Pareilles à ces accidents de l’enfant qui apprend à marcher sont les diverses souffrances que nous voyons dans notre vie quotidienne ; elles nous montrent les imperfections dans notre connaissance, dans le pouvoir dont nous disposons et dans l’application de notre volonté. Si nous étions les seuls à qui ces imperfections fussent révélées, nous en mourrions de désespoir. Lorsque nous choisissons pour l’observer une zone restreinte de notre activité, nos souffrances et nos échecs individuels acquièrent une grande importance, mais notre vie nous amène instinctivement à une conception plus large. Elle nous fournit un idéal de perfection qui nous emporte toujours au-delà de nos limitations présentes. Nous avons en nous un espoir qui précède constamment notre étroite expérience actuelle : c’est la conviction immortelle de l’infini en nous. Elle ne reconnaît jamais un caractère permanent à aucune de nos incapacités, elle ne fixe aucune borne à son propre domaine, elle ose affirmer que l’homme possède l’unité avec Dieu – et ses rêves les plus fous se réalisent tous les jours.
Nous voyons la vérité lorsque nous dirigeons notre mental vers l’infini. L’idéal de la vérité n’est pas dans le présent mesquin, ni dans nos sensations immédiates, mais dans la conscience du Tout qui nous donne, dès ce que nous avons, un avant-goût de ce que nous devrions avoir. Consciemment ou non, nous avons dans notre vie ce sentiment de la Vérité qui est toujours plus vaste que son apparence, car notre vie est en face de l’infini, et elle est en mouvement. Ses aspirations sont donc infiniment plus vastes que ce qu’elle a accompli, et au fur et à mesure qu’elle procède, elle découvre que nulle réalisation de vérité ne la laisse échouée sur les rives désertes de la finalité, mais au contraire l’emporte vers des horizons nouveaux et plus lointains. Le mal ne saurait complètement arrêter et piller sur les grands chemins le cours de la vie. Le mal aussi doit progresser et se changer en bien ; il ne peut résister et livrer bataille au Tout.

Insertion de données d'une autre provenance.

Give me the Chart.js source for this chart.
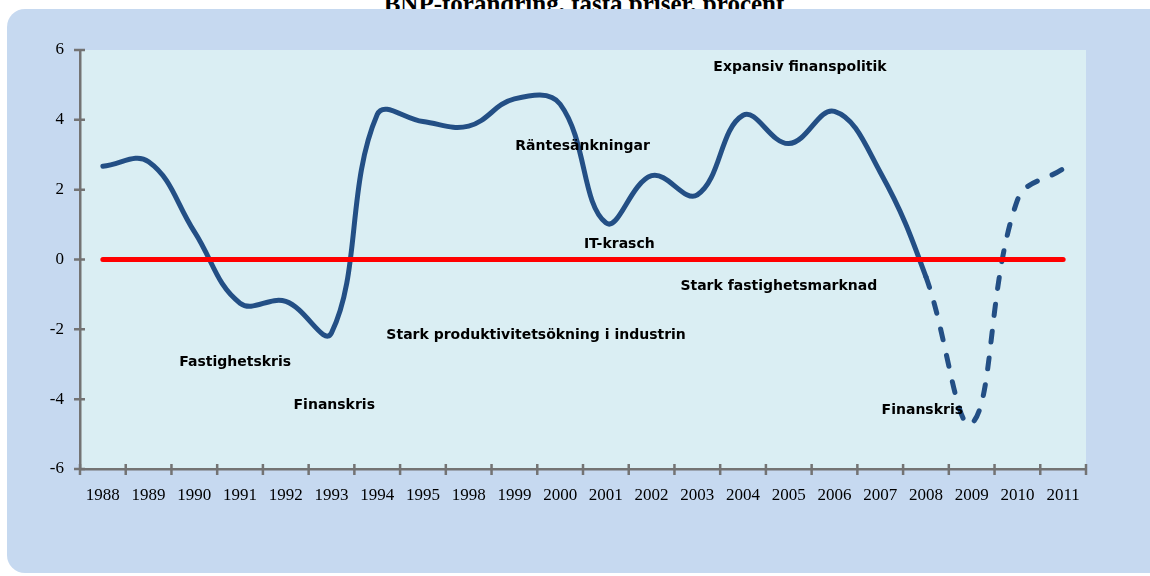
<!DOCTYPE html>
<html>
<head>
<meta charset="utf-8">
<script src="https://cdn.jsdelivr.net/npm/chart.js@4"></script>
<style>
  html, body { margin: 0; padding: 0; background: #fff; width: 1150px; height: 576px; overflow: hidden; }
  #title {
    position: absolute; left: 284px; width: 600px; top: -10px;
    text-align: center; line-height: 20px;
    font: bold 25px "Liberation Serif", "Times New Roman", serif; color: #000;
    white-space: nowrap; z-index: 0;
  }
  #panel {
    position: absolute; left: 7px; top: 9px; width: 1170px; height: 564px;
    background: #c6d9f0; border-radius: 18px; z-index: 1;
  }
  #chart { position: absolute; left: 0; top: 0; z-index: 2; }
</style>
</head>
<body>
<div id="title">BNP-förändring, fasta priser, procent</div>
<div id="panel"></div>
<canvas id="chart" width="1150" height="576"></canvas>
<script>
const years = ['1988', '1989', '1990', '1991', '1992', '1993', '1994', '1995', '1998', '1999', '2000',
    '2001', '2002', '2003', '2004', '2005', '2006', '2007', '2008', '2009', '2010', '2011']
const bnpChange = [2.67, 2.8, 0.8, -1.25, -1.2, -2.1, 4.15, 3.95, 3.82, 4.6, 4.45,
    1.05, 2.4, 1.85, 4.13, 3.32, 4.24, 2.5, -0.5, -4.7, 1.7, 2.6]
const zeroLine = [0, 0, 0, 0, 0, 0, 0, 0, 0, 0, 0, 0, 0, 0, 0, 0, 0, 0, 0, 0, 0, 0]
const yTicks = [-6, -4, -2, 0, 2, 4, 6]
const noteLabels = ['Expansiv finanspolitik', 'Räntesänkningar', 'IT-krasch', 'Stark fastighetsmarknad',
    'Stark produktivitetsökning i industrin', 'Fastighetskris', 'Finanskris', 'Finanskris']

// first index of the dashed (prognos) part
const dashFrom = 18

const axisGrey = '#737373'

const plotBg = {
    id: 'plotBg',
    beforeDraw(chart) {
        const a = chart.chartArea
        const c = chart.ctx
        c.save()
        c.fillStyle = '#daeef3'
        c.fillRect(a.left, a.top, a.right - a.left, a.bottom - a.top)
        c.restore()
    }
}

// excel style ticks that cross the axis line
const crossTicks = {
    id: 'crossTicks',
    afterDraw(chart) {
        const x = chart.scales.x
        const y = chart.scales.y
        const c = chart.ctx
        c.save()
        c.strokeStyle = axisGrey
        c.lineWidth = 2.5
        c.beginPath()
        yTicks.forEach(function(v) {
            const py = y.getPixelForValue(v)
            c.moveTo(x.left - 6, py)
            c.lineTo(x.left + 5, py)
        })
        for (let i = 0; i <= years.length; i++) {
            const px = x.getPixelForValue(i - 0.5)
            c.moveTo(px, y.bottom - 5)
            c.lineTo(px, y.bottom + 6)
        }
        c.stroke()
        c.restore()
    }
}

// label positions: [category index, value]
const notePos = [[13.35, 5.49], [9.02, 3.23], [10.52, 0.42], [12.63, -0.76],
    [6.2, -2.16], [1.67, -2.94], [4.17, -4.17], [17.03, -4.33]]

const notes = {
    id: 'notes',
    afterDatasetsDraw(chart) {
        const x = chart.scales.x
        const y = chart.scales.y
        const c = chart.ctx
        c.save()
        c.fillStyle = '#000'
        c.font = 'bold 14px "DejaVu Sans", Verdana, sans-serif'
        c.textBaseline = 'middle'
        c.textAlign = 'left'
        noteLabels.forEach(function(t, i) {
            c.fillText(t, x.getPixelForValue(notePos[i][0]), y.getPixelForValue(notePos[i][1]))
        })
        c.restore()
    }
}

const tickFont = { family: '"Liberation Serif", "Times New Roman", serif', size: 17 }

new Chart(document.getElementById('chart').getContext('2d'), {
    type: 'line',
    data: {
        labels: years,
        datasets: [{
            label: 'Noll',
            data: zeroLine,
            borderColor: '#ff0000',
            borderWidth: 5,
            borderCapStyle: 'round',
            pointRadius: 0,
            tension: 0
        }, {
            label: 'BNP',
            data: bnpChange,
            borderColor: '#234f85',
            borderWidth: 5,
            borderCapStyle: 'round',
            borderJoinStyle: 'round',
            pointRadius: 0,
            tension: 0.4,
            segment: {
                borderDash: function(ctx) {
                    return ctx.p0DataIndex >= dashFrom ? [11, 16] : undefined
                }
            }
        }]
    },
    options: {
        responsive: false,
        animation: false,
        devicePixelRatio: 1,
        layout: { padding: { top: 50, right: 64, bottom: 0, left: 0 } },
        plugins: {
            legend: { display: false },
            tooltip: { enabled: false }
        },
        scales: {
            x: {
                offset: true,
                grid: { display: false, drawTicks: false },
                border: { display: true, color: axisGrey, width: 2.5 },
                ticks: { color: '#000', font: tickFont, padding: 16, maxRotation: 0, autoSkip: false },
                afterFit(scale) { scale.height = 107 }
            },
            y: {
                min: -6,
                max: 6,
                grid: { display: false, drawTicks: false },
                border: { display: true, color: axisGrey, width: 2.5 },
                ticks: { color: '#000', font: tickFont, padding: 16 },
                afterBuildTicks(scale) { scale.ticks = yTicks.map(function(v) { return { value: v } }) },
                afterFit(scale) { scale.width = 80 }
            }
        }
    },
    plugins: [plotBg, crossTicks, notes]
})
</script>
</body>
</html>
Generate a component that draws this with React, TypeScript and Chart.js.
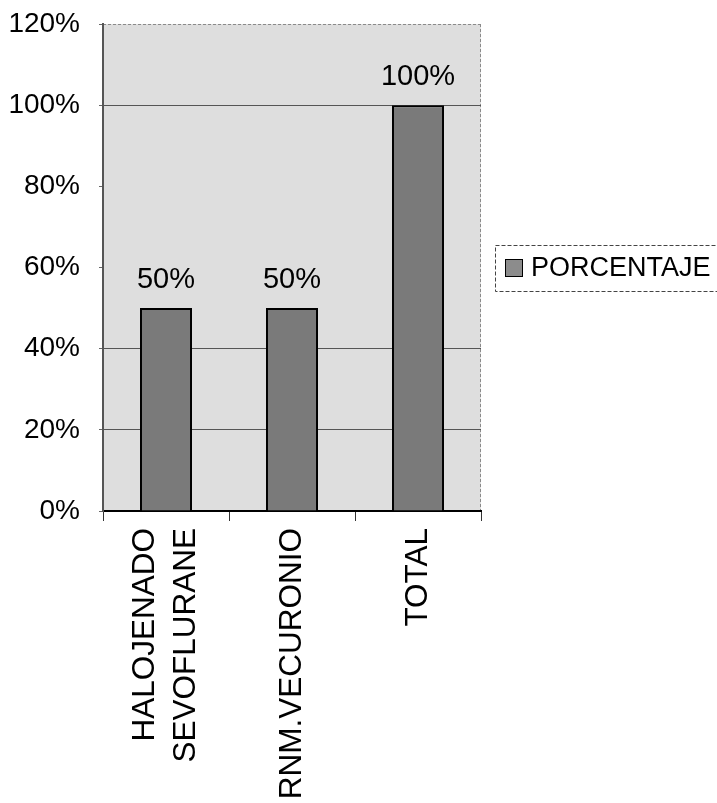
import React, { useEffect, useRef } from 'react';
import { Chart, registerables } from 'chart.js';
Chart.register(...registerables);

const categories: (string | string[])[] = [['HALOJENADO', 'SEVOFLURANE'], 'RNM.VECURONIO', 'TOTAL'];
const seriesName = 'PORCENTAJE';
const values = [0.5, 0.5, 1.0];
const yMin = 0;
const yMax = 1.2;
const yStep = 0.2;
const visibleGridPct = [20, 40, 100];

const FONT = 'Arial, "Liberation Sans", sans-serif';

const pct = (v: number) => `${Math.round(v * 100)}%`;

export default function App() {
  const ref = useRef<HTMLCanvasElement | null>(null);

  useEffect(() => {
    const canvas = ref.current;
    if (!canvas) return;

    const bgPlugin = {
      id: 'bgPlugin',
      beforeDraw(chart: any) {
        const { ctx, chartArea } = chart;
        ctx.save();
        ctx.fillStyle = '#ffffff';
        ctx.fillRect(0, 0, chart.width, chart.height);
        ctx.fillStyle = '#dedede';
        ctx.fillRect(chartArea.left, chartArea.top, chartArea.right - chartArea.left, chartArea.bottom - chartArea.top);
        ctx.strokeStyle = '#8a8a8a';
        ctx.lineWidth = 1;
        ctx.setLineDash([3, 2]);
        ctx.beginPath();
        ctx.moveTo(chartArea.left, chartArea.top + 0.5);
        ctx.lineTo(chartArea.right, chartArea.top + 0.5);
        ctx.moveTo(chartArea.right - 0.5, chartArea.top);
        ctx.lineTo(chartArea.right - 0.5, chartArea.bottom);
        ctx.stroke();
        ctx.restore();
      },
    };

    const labelPlugin = {
      id: 'labelPlugin',
      afterDatasetsDraw(chart: any) {
        const { ctx } = chart;
        const meta = chart.getDatasetMeta(0);
        ctx.save();
        ctx.font = `29px ${FONT}`;
        ctx.fillStyle = '#000';
        ctx.textAlign = 'center';
        ctx.textBaseline = 'alphabetic';
        meta.data.forEach((bar: any, i: number) => {
          ctx.fillText(pct(values[i]), bar.x, bar.y - 20);
        });
        ctx.restore();
      },
    };

    const catLabelPlugin = {
      id: 'catLabelPlugin',
      afterDraw(chart: any) {
        const { ctx, chartArea } = chart;
        const xs = chart.scales.x;
        const lineH = 41;
        ctx.save();
        ctx.font = `31.5px ${FONT}`;
        ctx.fillStyle = '#000';
        ctx.textAlign = 'right';
        ctx.textBaseline = 'middle';
        categories.forEach((c, i) => {
          const lines = Array.isArray(c) ? c : [c];
          const cx = xs.getPixelForTick(i);
          lines.forEach((ln, j) => {
            const x = cx + (j - (lines.length - 1) / 2) * lineH;
            ctx.save();
            ctx.translate(x, chartArea.bottom + 17);
            ctx.rotate(-Math.PI / 2);
            ctx.fillText(ln, 0, 0);
            ctx.restore();
          });
        });
        ctx.restore();
      },
    };

    const legendPlugin = {
      id: 'legendPlugin',
      afterDraw(chart: any) {
        const { ctx, chartArea } = chart;
        const x0 = chartArea.right + 14;
        const y0 = chartArea.top + 221;
        ctx.save();
        ctx.strokeStyle = '#444';
        ctx.lineWidth = 1;
        ctx.setLineDash([4, 2]);
        ctx.strokeRect(x0 + 0.5, y0 + 0.5, 260, 46);
        ctx.setLineDash([]);
        ctx.fillStyle = '#8c8c8c';
        ctx.fillRect(x0 + 10, y0 + 14, 18, 18);
        ctx.strokeStyle = '#000';
        ctx.strokeRect(x0 + 10.5, y0 + 14.5, 17, 17);
        ctx.fillStyle = '#000';
        ctx.font = `27px ${FONT}`;
        ctx.textAlign = 'left';
        ctx.textBaseline = 'middle';
        ctx.fillText(seriesName, x0 + 36, y0 + 24);
        ctx.restore();
      },
    };

    const chart = new Chart(canvas, {
      type: 'bar',
      data: {
        labels: categories,
        datasets: [
          {
            label: seriesName,
            data: values,
            backgroundColor: '#7a7a7a',
            borderColor: '#000',
            borderWidth: 2,
            categoryPercentage: 1,
            barPercentage: 0.413,
          },
        ],
      },
      options: {
        animation: false,
        responsive: false,
        devicePixelRatio: 1,
        layout: { padding: { top: 24, right: 236, left: 0, bottom: 0 } },
        plugins: {
          legend: { display: false },
          tooltip: { enabled: false },
        },
        scales: {
          x: {
            offset: true,
            afterFit(scale: any) {
              scale.height = 292;
              scale.paddingLeft = 0;
              scale.paddingRight = 0;
            },
            grid: {
              offset: true,
              drawOnChartArea: false,
              drawTicks: true,
              tickLength: 10,
              color: '#333',
            },
            border: { display: true, color: '#000', width: 2 },
            ticks: {
              display: false,
              autoSkip: false,
            },
          },
          y: {
            min: yMin,
            max: yMax,
            afterFit(scale: any) {
              scale.width = 103;
              scale.paddingTop = 0;
              scale.paddingBottom = 0;
            },
            grid: {
              color: (ctx: any) => {
                const v = Math.round((ctx.tick?.value ?? 0) * 100);
                return visibleGridPct.includes(v) ? '#555' : 'rgba(0,0,0,0)';
              },
              tickColor: '#666',
              tickLength: 4,
              lineWidth: 1,
            },
            border: { display: true, color: '#555', width: 2 },
            ticks: {
              stepSize: yStep,
              padding: 19,
              color: '#000',
              font: { family: FONT, size: 28 },
              callback: (v: any) => pct(Number(v)),
            },
          },
        },
      },
      plugins: [bgPlugin, labelPlugin, catLabelPlugin, legendPlugin],
    });

    return () => chart.destroy();
  }, []);

  return (
    <div style={{ position: 'absolute', left: 0, top: 0, width: 717, height: 803, background: '#fff' }}>
      <canvas ref={ref} width={717} height={803} style={{ display: 'block' }} />
    </div>
  );
}
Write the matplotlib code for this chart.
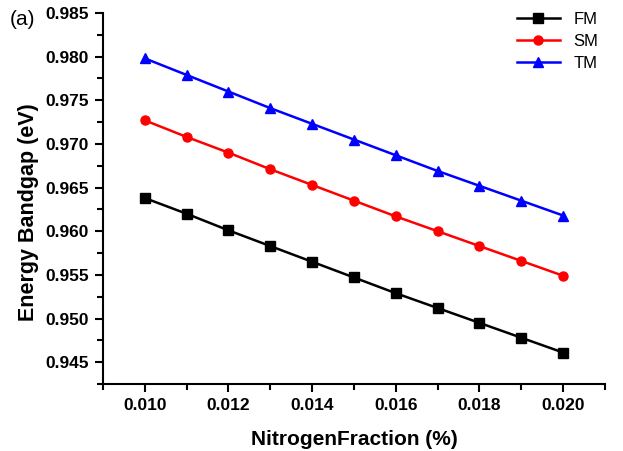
import matplotlib.pyplot as plt
from matplotlib.ticker import MultipleLocator

plt.rcParams['font.family'] = ['Liberation Sans', 'DejaVu Sans']

fraction = [0.010, 0.011, 0.012, 0.013, 0.014, 0.015, 0.016, 0.017, 0.018, 0.019, 0.020]
fm = [0.9638, 0.9620, 0.9601, 0.9583, 0.9565, 0.9547, 0.9529, 0.9512, 0.9495, 0.9478, 0.9461]
sm = [0.9727, 0.9708, 0.9690, 0.9671, 0.9653, 0.9635, 0.9617, 0.9600, 0.9583, 0.9566, 0.9549]
tm = [0.9798, 0.9779, 0.9760, 0.9741, 0.9723, 0.9705, 0.9687, 0.9669, 0.9652, 0.9635, 0.9618]

fig = plt.figure(figsize=(6.23, 4.51), dpi=100)
ax = fig.add_axes([0.1653, 0.1486, 0.8057, 0.8226])

ax.plot(fraction, fm, color="black", marker="s", markersize=6.5, linewidth=1.8, label="FM")
ax.plot(fraction, sm, color="red", marker="o", markersize=6.5, linewidth=1.8, label="SM")
ax.plot(fraction, tm, color="blue", marker="^", markersize=7.5, linewidth=1.8, label="TM")

ax.set_xlim(0.009, 0.021)
ax.set_ylim(0.9425, 0.985)
ax.xaxis.set_major_locator(MultipleLocator(0.002))
ax.xaxis.set_minor_locator(MultipleLocator(0.001))
ax.yaxis.set_major_locator(MultipleLocator(0.005))
ax.yaxis.set_minor_locator(MultipleLocator(0.0025))
ax.xaxis.set_major_formatter(plt.FormatStrFormatter('%.3f'))
ax.yaxis.set_major_formatter(plt.FormatStrFormatter('%.3f'))

for s in ["top", "right"]:
    ax.spines[s].set_visible(False)
for s in ["left", "bottom"]:
    ax.spines[s].set_linewidth(1.5)

ax.tick_params(which="major", direction="out", length=6, width=1.5, labelsize=12.5, pad=4)
ax.tick_params(which="minor", direction="out", length=4, width=1.5)
for lab in ax.get_xticklabels() + ax.get_yticklabels():
    lab.set_fontweight("bold")

ax.set_xlabel("NitrogenFraction (%)", fontsize=15, fontweight="bold", labelpad=12)
ax.set_ylabel("Energy Bandgap (eV)", fontsize=15.5, fontweight="bold")
ax.yaxis.set_label_coords(-0.127, 0.464)

ax.legend(loc="upper right", frameon=False, fontsize=12, handlelength=2.6,
          borderaxespad=0.0, labelspacing=0.4, bbox_to_anchor=(1.0, 1.02))

fig.text(0.015, 0.945, "(a)", fontsize=15)

fig.savefig("out.png", dpi=100)
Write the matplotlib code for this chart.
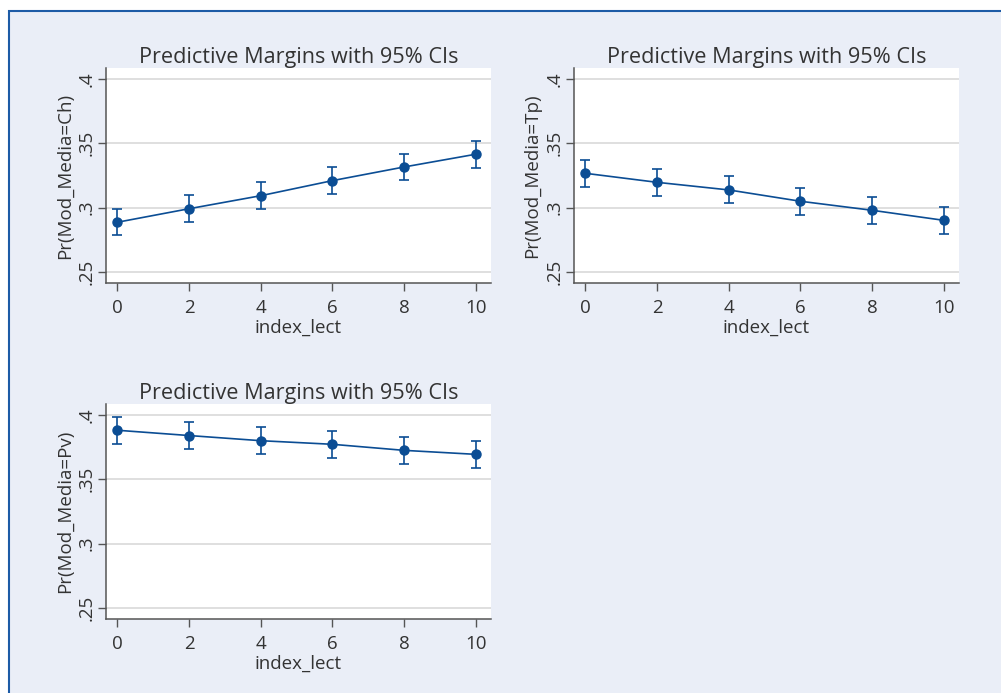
import matplotlib
matplotlib.use("Agg")
import matplotlib.pyplot as plt
from matplotlib.patches import Rectangle

plt.rcParams['font.family'] = ['Open Sans', 'DejaVu Sans']

x_vals = [0, 2, 4, 6, 8, 10]
ch_margin = [0.2887, 0.2992, 0.3093, 0.3210, 0.3316, 0.3415]
tp_margin = [0.3267, 0.3197, 0.3138, 0.3050, 0.2980, 0.2902]
pv_margin = [0.3881, 0.3840, 0.3800, 0.3772, 0.3725, 0.3694]
ch_ci = [0.0103, 0.0103, 0.0103, 0.0103, 0.0103, 0.0103]
tp_ci = [0.0105, 0.0105, 0.0105, 0.0105, 0.0105, 0.0105]
pv_ci = [0.0103, 0.0103, 0.0103, 0.0103, 0.0103, 0.0103]
y_ticks = [0.25, 0.30, 0.35, 0.40]
y_ticklabels = ['.25', '.3', '.35', '.4']
x_ticks = [0, 2, 4, 6, 8, 10]
title = 'Predictive Margins with 95% CIs'
xlabel = 'index_lect'
ylabels = ['Pr(Mod_Media=Ch)', 'Pr(Mod_Media=Tp)', 'Pr(Mod_Media=Pv)']

W, H = 1001, 693
fig = plt.figure(figsize=(W / 100, H / 100), dpi=100, facecolor='white')
bg = '#EAEEF7'
fig.patches.append(Rectangle((9 / W, -0.05), 1.1, 1 - 11 / H + 0.05,
                             transform=fig.transFigure, facecolor=bg,
                             edgecolor='#1d5ba6', linewidth=1.5, zorder=-10))

line_col = '#0b4d94'
text_col = '#333333'

def panel(rect, y, ci, ylab):
    ax = fig.add_axes(rect)
    ax.set_facecolor('white')
    ax.errorbar(x_vals, y, yerr=ci, color=line_col, lw=1.2, marker='o', ms=6.5,
                capsize=3.5, capthick=1.2, elinewidth=1.2, zorder=3)
    ax.set_xlim(-0.32, 10.43)
    ax.set_ylim(0.2415, 0.4085)
    ax.set_yticks(y_ticks)
    ax.set_yticklabels(y_ticklabels, rotation=90, va='center')
    ax.set_xticks(x_ticks)
    ax.grid(axis='y', color='#dcdcdc', lw=1.3)
    ax.set_axisbelow(True)
    for s in ['top', 'right']:
        ax.spines[s].set_visible(False)
    for s in ['left', 'bottom']:
        ax.spines[s].set_color('#555555')
        ax.spines[s].set_linewidth(1.1)
    ax.tick_params(axis='both', length=5.5, width=1.0, color='#555555',
                   labelsize=13.5, labelcolor=text_col)
    ax.tick_params(axis='x', pad=6)
    ax.tick_params(axis='y', pad=2)
    ax.set_xlabel(xlabel, fontsize=13.5, color=text_col, labelpad=1)
    ax.set_ylabel(ylab, fontsize=13.5, color=text_col, labelpad=3)
    ax.set_title(title, fontsize=15.6, color=text_col, pad=2)
    return ax

hgt = 215 / H
wid = 385 / W
panel([106 / W, 1 - 283 / H, wid, hgt], ch_margin, ch_ci, ylabels[0])
panel([574 / W, 1 - 283 / H, wid, hgt], tp_margin, tp_ci, ylabels[1])
panel([106 / W, 1 - 619 / H, wid, hgt], pv_margin, pv_ci, ylabels[2])

fig.savefig('out.png', dpi=100, facecolor='white')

Si le plus petit mal pouvait subsister indéfiniment où que ce fût, il s’enfoncerait profondément et attaquerait les racines mêmes de l’existence. En fait, l’homme ne peut pas véritablement croire au mal, tout comme il ne peut pas croire que les cordes de violon ont été expressément inventées pour créer l’exquise torture de notes discordantes – et pourtant, avec des statistiques, on peut prouver mathématiquement que la probabilité de cacophonie est beaucoup plus grande que celle de l’harmonie, et que pour une personne qui sait jouer du violon, il y en a des milliers qui ne savent pas.